Orbitz also claims to provide comprehensive lists of the
airfares and schedules that consumers are searching for,
instead of an artificially limited number of options.
However, according to other companies in the travel sector -- including both Internet
travel firms and traditional travel agents -- Orbitz poses unfair competitive risks
because it is operated by a consortium of the leading airlines and so has
the potential to abuse its monopoly by setting prices and limiting availability
of travel tickets.
"DOT will have to examine if Orbitz is getting preferential treatment
or access to fares or other product that are not being made available to other
travel agencies under similar business terms," Forrester research analyst for the
travel sector Henry Harteveldt told the E-Commerce Times.
Government Review
The DOT asked for the six-month progress report from Orbitz
in April, after an informal review by the department concluded with
the determination that regulators would not prevent the launch of the site in June.
That review dismissed, on an initial basis, the claims of the other
travel companies that Orbitz' technology and ownership
structure is anticompetitive and poses risks to consumers.
"Traffic to the Web sites show that Travelocity and Expedia are still
getting visitors and their quarterly reports are good, all things
considered," Harteveldt said.
The market for online travel continues to grow, with Forrester saying that
17.8 million households in the United States are expected to buy travel online this year,
up from 14.9 million households last year. According to Harteveldt,
this growth of nearly 3 million households indicates that Orbitz is
attracting newcomers to the online travel market and not just taking
market share from its rivals.
"Orbitz is participating in the ongoing channel shift,
rather than going out and moving part of a stagnant market from
one site to another," the analyst said.
Looking Inward
Orbitz believes that research data it sponsored and then
submitted to DOT confirms the site's pro-consumer benefits.
The study, which was released by Orbitz and
conducted during October by BACK Aviation Associates and Professor Darryl Jenkins,
director of the Aviation Institute at
George Washington University, found that Orbitz meets or beats the
lowest price quoted by Internet travel site rivals
Expedia (Nasdaq: EXPE) and Travelocity (Nasdaq: TVLY)
on the same itinerary more than 80 percent of the time.
According to the latest Orbitz-sponsored study, when Orbitz
finds a lower fare, it beats the competition by $75 per ticket
on average, across all itinerary types. Although that data
is likely to be disputed by Travelocity and Expedia, the
statement that those sites run on 1960s technology
already has been disputed by industry observers.
Back to the Future
"While the availability of flight information
does run on legacy systems -- Sabre in the case of
Travelocity and Worldspin in the case of Expedia -- both companies
have invested a substantial amount of money to enhance
their flight search capability and schedule offerings,"
Harteveldt said.
Expedia lets customers build their travel plans leg by
leg, and Travelocity allows searching through multiple airlines
to find lower fare combinations, the analyst said.

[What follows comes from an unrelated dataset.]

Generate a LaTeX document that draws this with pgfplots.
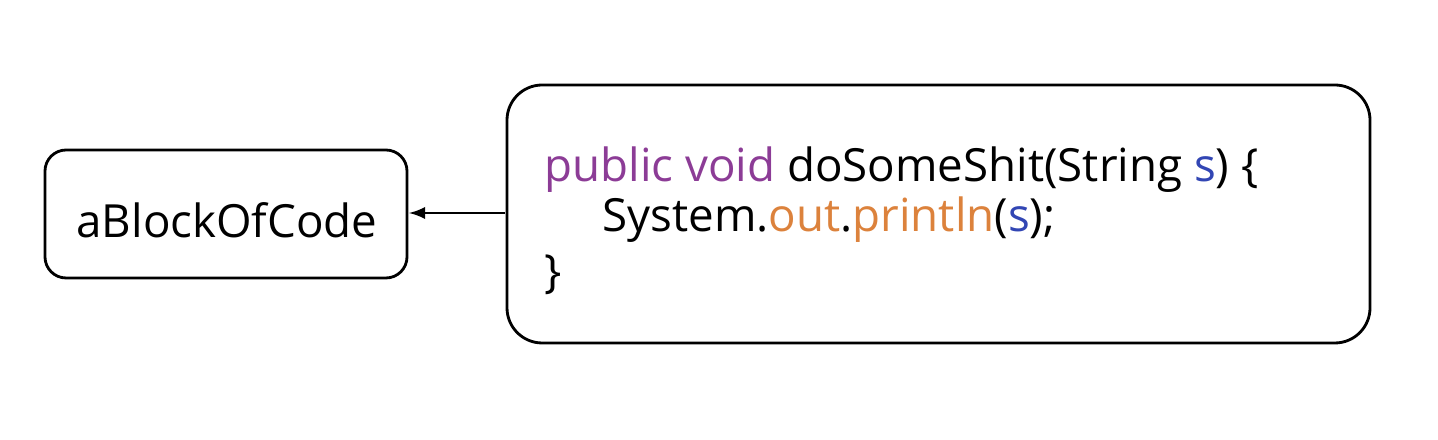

"It's wrong for Orbitz to say that
Expedia and Travelocity are relying on systems from the
'60s when Orbitz itself uses the same technology, namely
Worldspin, to access fare information," he noted.
For the Record
Orbitz also said Thursday that its site traffic and sales
transactions set new records in October, jumping 56 percent compared with September.
Chicago-based Orbitz said it reached a new peak in site
traffic during October, when 6.3 million unique users visited the
site, up from 4 million in September and 5.9 million in August,
according to data just released by Nielsen//NetRatings.
Profits Soon
In addition, Orbitz' gross travel bookings and sales transactions
hit all-time highs for the week ended November 4th, Orbitz said.
"Despite the setbacks suffered by the entire travel industry
after September 11th, our traffic and sales continue to grow," Katz said.
According to a report published by Reuters, Orbitz expects to reach
profitability by mid-2002. Since Orbitz's launch in June, more than 2.8
million consumers have registered to use Orbitz and have made purchases
totaling more than $500 million, the company said.